4.2% Unemployment

Henry C.K. Liu hliu at mindspring.com
Thu Jun 17 14:40:16 PDT 1999


Doug

Is there a defintion for productivity. The Bureau of Census defines it as output per hour, hourly compensation and unit labor cost. Re: output per hour, how is output denominated?
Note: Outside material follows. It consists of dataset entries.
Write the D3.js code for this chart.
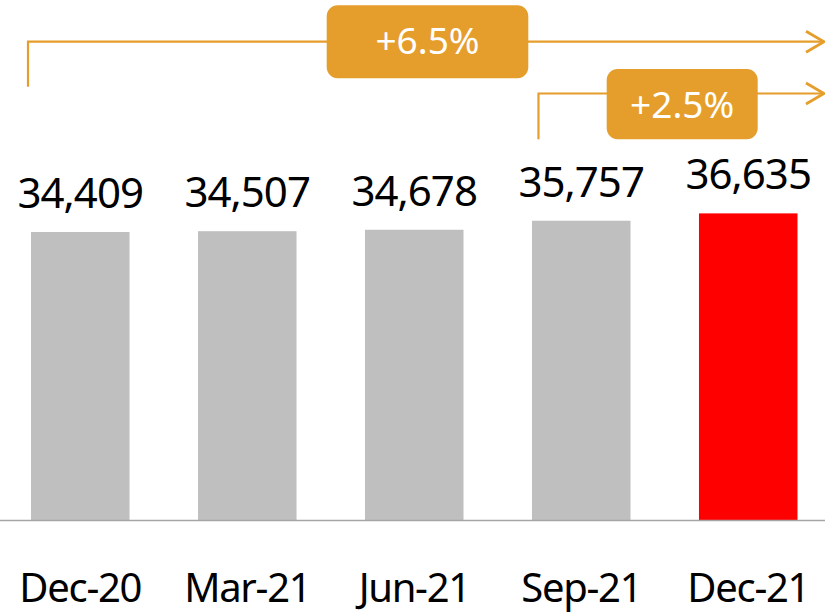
<!DOCTYPE html>
<html>
<head>
<meta charset="utf-8">
<script src="https://cdn.jsdelivr.net/npm/d3@7"></script>
<style>
  html, body { margin: 0; padding: 0; background: #fff; }
  svg { display: block; }
  text { font-family: "Noto Sans", "Open Sans", sans-serif; }
</style>
</head>
<body>
<svg id="chart" width="825" height="612"></svg>
<script>
// ---- data ----
const categories = ["Dec-20", "Mar-21", "Jun-21", "Sep-21", "Dec-21"];
const values = [34409, 34507, 34678, 35757, 36635];
const highlight = [false, false, false, false, true];
const growthLabels = ["+6.5%", "+2.5%"];
const growthFrom = ["Dec-20", "Sep-21"];

// ---- layout ----
const W = 825, H = 612;
const baseY = 520;
const grey = "#BFBFBF", red = "#FF0000", orange = "#E59E2B";
const svg = d3.select("#chart");

const x = d3.scaleBand().domain(categories).range([31, 797.5]).paddingInner(0.41).paddingOuter(0);
const y = d3.scaleLinear().domain([0, 62130]).range([baseY, 0]);
const fmt = d3.format(",");

// bars
svg.append("g").selectAll("rect").data(categories).join("rect")
  .attr("x", d => x(d))
  .attr("y", (d, i) => y(values[i]))
  .attr("width", x.bandwidth())
  .attr("height", (d, i) => y(0) - y(values[i]))
  .attr("fill", (d, i) => highlight[i] ? red : grey);

// baseline
svg.append("line").attr("x1", 0).attr("x2", W).attr("y1", baseY + 0.5).attr("y2", baseY + 0.5)
  .attr("stroke", "#A6A6A6").attr("stroke-width", 1.5);

// value labels
svg.append("g").selectAll("text").data(categories).join("text")
  .attr("x", d => x(d) + x.bandwidth() / 2)
  .attr("y", (d, i) => y(values[i]) - 24)
  .attr("text-anchor", "middle")
  .attr("font-size", 42)
  .attr("letter-spacing", -1)
  .attr("fill", "#000")
  .text((d, i) => fmt(values[i]));

// axis labels
const xAxis = d3.axisBottom(x).tickSize(0).tickPadding(0);
const ax = svg.append("g").attr("transform", `translate(0,${baseY})`).call(xAxis);
ax.select(".domain").remove();
ax.selectAll("text")
  .attr("y", 81.5).attr("dy", null)
  .attr("font-size", 40)
  .attr("letter-spacing", -1.3)
  .attr("font-family", "Noto Sans, Open Sans, sans-serif")
  .attr("fill", "#000");

// growth annotations
const ann = [
  { lineY: 41.7, startOff: -3, drop: 86.7, boxCx: 427.5, boxY: 5.3, boxW: 201.6, boxH: 73, textY: 54 },
  { lineY: 93.5, startOff: 6.5, drop: 139.3, boxCx: 682.2, boxY: 69, boxW: 151, boxH: 70.3, textY: 118.3 }
];
const tipX = 824;
ann.forEach((a, k) => {
  const g = svg.append("g");
  const sx = x(growthFrom[k]) + a.startOff;
  g.append("path")
    .attr("d", `M${sx},${a.drop} V${a.lineY} H${tipX}`)
    .attr("fill", "none").attr("stroke", orange).attr("stroke-width", 2.2);
  g.append("path")
    .attr("d", `M${tipX - 18},${a.lineY - 10.5} L${tipX},${a.lineY} L${tipX - 18},${a.lineY + 10.5}`)
    .attr("fill", "none").attr("stroke", orange).attr("stroke-width", 2.8);
  g.append("rect")
    .attr("x", a.boxCx - a.boxW / 2).attr("y", a.boxY)
    .attr("width", a.boxW).attr("height", a.boxH)
    .attr("rx", 11).attr("fill", orange);
  g.append("text")
    .attr("x", a.boxCx).attr("y", a.textY)
    .attr("text-anchor", "middle")
    .attr("font-size", 37)
    .attr("fill", "#fff")
    .text(growthLabels[k]);
});
</script>
</body>
</html>
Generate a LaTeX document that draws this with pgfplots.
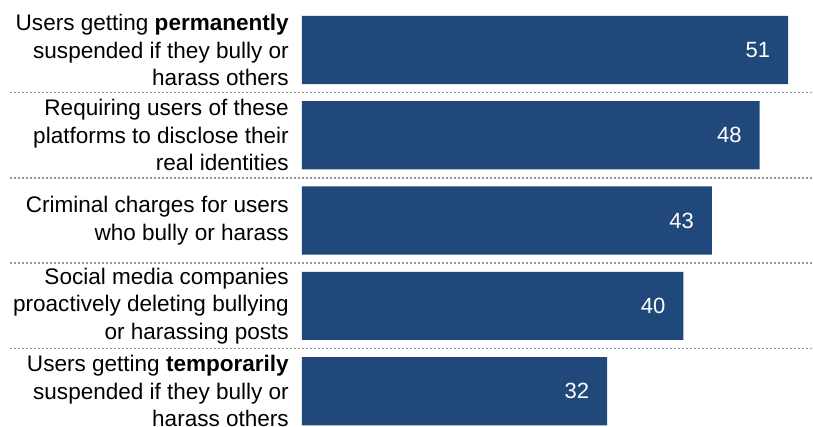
\documentclass[border=0pt]{standalone}
\usepackage{pgfplots}
\pgfplotsset{compat=1.18}
\usepackage{fontspec}
\setmainfont{Liberation Sans}
\definecolor{barblue}{RGB}{33,72,123}
\definecolor{dotgray}{RGB}{150,150,150}
\begin{document}
\begin{tikzpicture}
\begin{axis}[
  name=ax,
  scale only axis,
  width=383.25pt, height=320.25pt,
  xbar, bar width=0.8,
  xmin=0, xmax=53.6,
  ymin=-0.586, ymax=4.42,
  y dir=reverse,
  enlargelimits=false,
  hide x axis,
  axis y line*=left,
  y axis line style={draw=none},
  ytick={0,1,2,3,4},
  yticklabels={
    {Users getting \textbf{permanently}\\suspended if they bully or\\harass others},
    {Requiring users of these\\platforms to disclose their\\real identities},
    {Criminal charges for users\\who bully or harass},
    {Social media companies\\proactively deleting bullying\\or harassing posts},
    {Users getting \textbf{temporarily}\\suspended if they bully or\\harass others}},
  yticklabel style={align=right, inner sep=0pt, xshift=-9.75pt,
    font={\fontsize{16.9pt}{20.6pt}\selectfont}, text=black},
  major tick length=0pt,
  /pgf/number format/assume math mode=true,
  nodes near coords,
  every node near coord/.append style={anchor=east, xshift=-10pt, text=white,
    font={\fontsize{16.5pt}{18pt}\selectfont}},
  clip=false,
]
\addplot[fill=barblue, draw=none] coordinates {(51,0) (48,1) (43,2) (40,3) (32,4)};
\pgfplotsinvokeforeach{0.5,1.5,2.5,3.5}{
  \draw[dotgray, line width=1.1pt, dash pattern=on 1.1pt off 1.9pt] (axis cs:-30.6,#1) -- (axis cs:53.6,#1);
}
\end{axis}
\pgfresetboundingbox
\useasboundingbox ([xshift=-226.5pt]ax.south west) rectangle (ax.north east);
\end{tikzpicture}
\end{document}
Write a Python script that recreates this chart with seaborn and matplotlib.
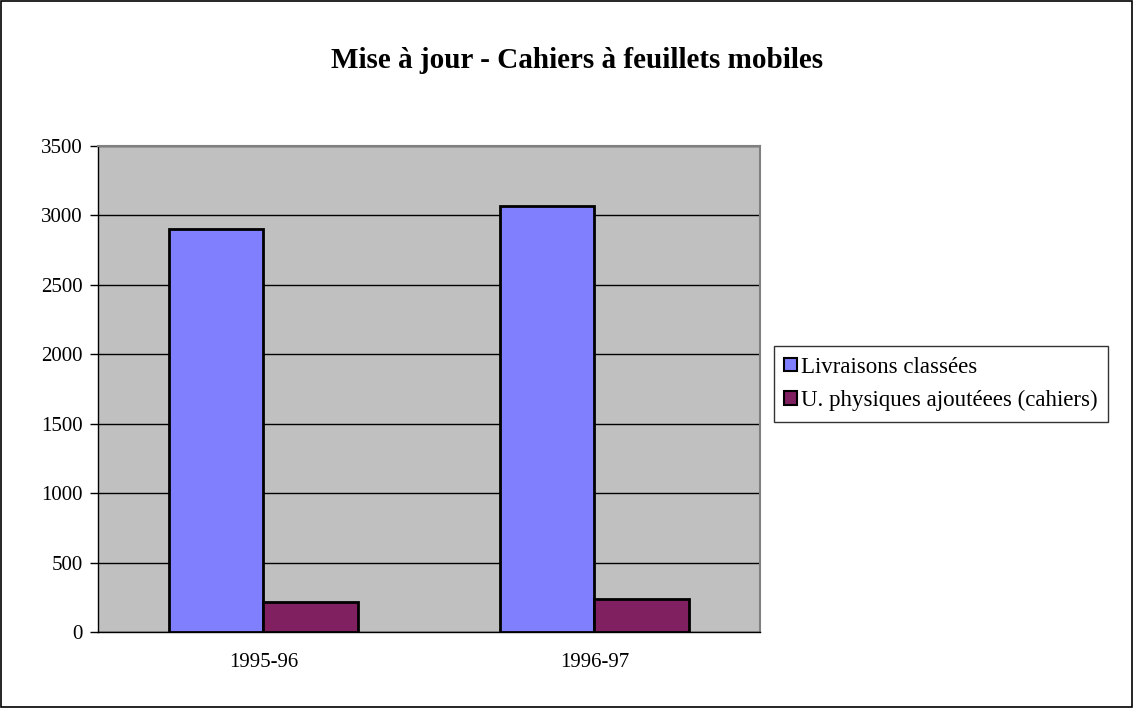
import pandas as pd
import seaborn as sns
import matplotlib.pyplot as plt
from matplotlib.patches import Rectangle
from matplotlib.ticker import MultipleLocator

# données
annees = ['1995-96', '1996-97']
series = ['Livraisons classées', 'U. physiques ajoutéees (cahiers)']
livraisons = [2900, 3070]
unites = [216, 238]

df = pd.DataFrame({
    'annee': annees * 2,
    'serie': [series[0]] * 2 + [series[1]] * 2,
    'valeur': livraisons + unites,
})

sns.set_style('white')
plt.rcParams['font.family'] = ['Liberation Serif', 'DejaVu Serif']
plt.rcParams['text.color'] = 'black'
plt.rcParams['xtick.color'] = 'black'
plt.rcParams['ytick.color'] = 'black'
plt.rcParams['axes.labelcolor'] = 'black'

fig = plt.figure(figsize=(11.34, 7.08), dpi=100)
ax = fig.add_axes([0.0864, 0.1073, 0.5838, 0.6865])

sns.barplot(data=df, x='annee', y='valeur', hue='serie',
            palette=['#8080FF', '#802060'], width=0.57,
            edgecolor='black', linewidth=2, saturation=1, ax=ax, zorder=3)

ax.set_facecolor('#C0C0C0')
ax.set_xlim(-0.5, 1.5)
ax.set_ylim(0, 3500)
ax.yaxis.set_major_locator(MultipleLocator(500))
ax.grid(axis='y', color='black', linewidth=1, zorder=1)
ax.set_axisbelow(True)
ax.set_xlabel('')
ax.set_ylabel('')

# ticks façon tableur
ax.tick_params(axis='x', which='major', length=0, labelsize=15, pad=15)
ax.set_xticks([-0.5, 0.5, 1.5], minor=True)
ax.tick_params(axis='x', which='minor', direction='inout', length=10, width=1, color='black')
ax.tick_params(axis='y', direction='out', length=6, width=1, color='black', labelsize=15, left=True, pad=5)

for s in ['left', 'bottom']:
    ax.spines[s].set_color('black')
    ax.spines[s].set_linewidth(1)
for s in ['top', 'right']:
    ax.spines[s].set_color('#808080')
    ax.spines[s].set_linewidth(1.5)

# légende
leg = ax.legend(loc='upper left', bbox_to_anchor=(0.6825, 0.511), bbox_transform=fig.transFigure,
                frameon=True, fancybox=False, fontsize=16.5, handlelength=0.55, handleheight=0.55,
                handletextpad=0.2, borderpad=0.45, labelspacing=0.55, borderaxespad=0)
leg.get_frame().set_edgecolor('black')
leg.get_frame().set_linewidth(1)
for h in leg.legend_handles:
    h.set_linewidth(1.5)

fig.text(0.509, 0.915, 'Mise à jour - Cahiers à feuillets mobiles', ha='center', va='center',
         fontsize=21, fontweight='bold')

# cadre extérieur
fig.patches.append(Rectangle((0.001, 0.001), 0.997, 0.997, transform=fig.transFigure,
                             fill=False, edgecolor='black', linewidth=1.2))

fig.savefig('out.png', dpi=100)
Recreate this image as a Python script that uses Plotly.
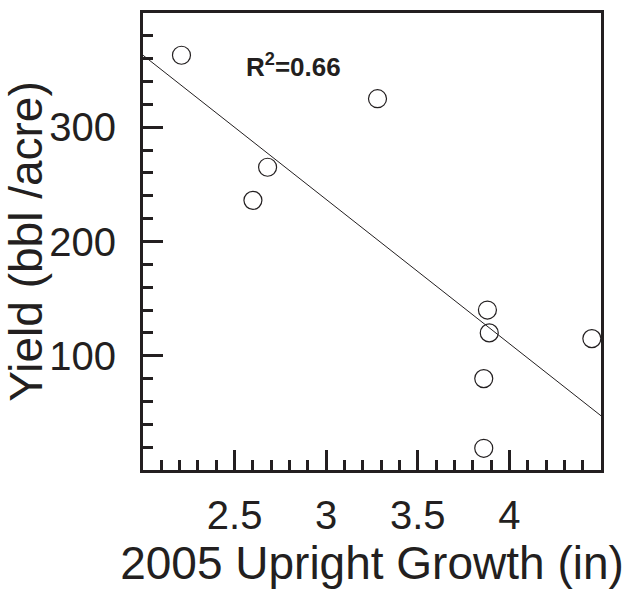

Monetary value?

Henry

Doug Henwood wrote:


> Rakesh Bhandari wrote:
>
> >While the lower unemployment rate and the greater proportion of the working
> >age population employed in the US than in Europe is well recognized, Martin
> >Wolf noted in yesterday's Financial Times that total factor productivity in
> >the 1990s has also risen faster in the US at 1.1% year, than in the Euro
> >zone, at .7% per cent.
>
> There's a lot of mysticism involved in computing TFP, including the highly
> mystical concept of capital productivity, which depends in part on how you
> define and measure a unit of capital.
>
> On the simpler, but by no means simple, indicator of labor productivity
> (what's the output of an hour's labor by a bond analyst? a janitor?) the
> IMF reports this:
>
> MANUFACTURING PRODUCTIVITY
> average annual growth
>
> 1980s 1990s
> Canada 2.5% 1.9%
> France 3.9% 3.8%
> Germany 2.9% 4.7%
> Italy 3.9% 2.8%
> Japan 2.9% 1.3%
> UK 5.6% 2.5%
> US 2.7% 3.5%
>
> EU 3.9% 3.4%
> Asian NIEs 8.0% 4.9%
>
> The IMF's figures differ from what the BLS reports both for the U.S. and
> internationally, but no one at either place was able to explain to me why.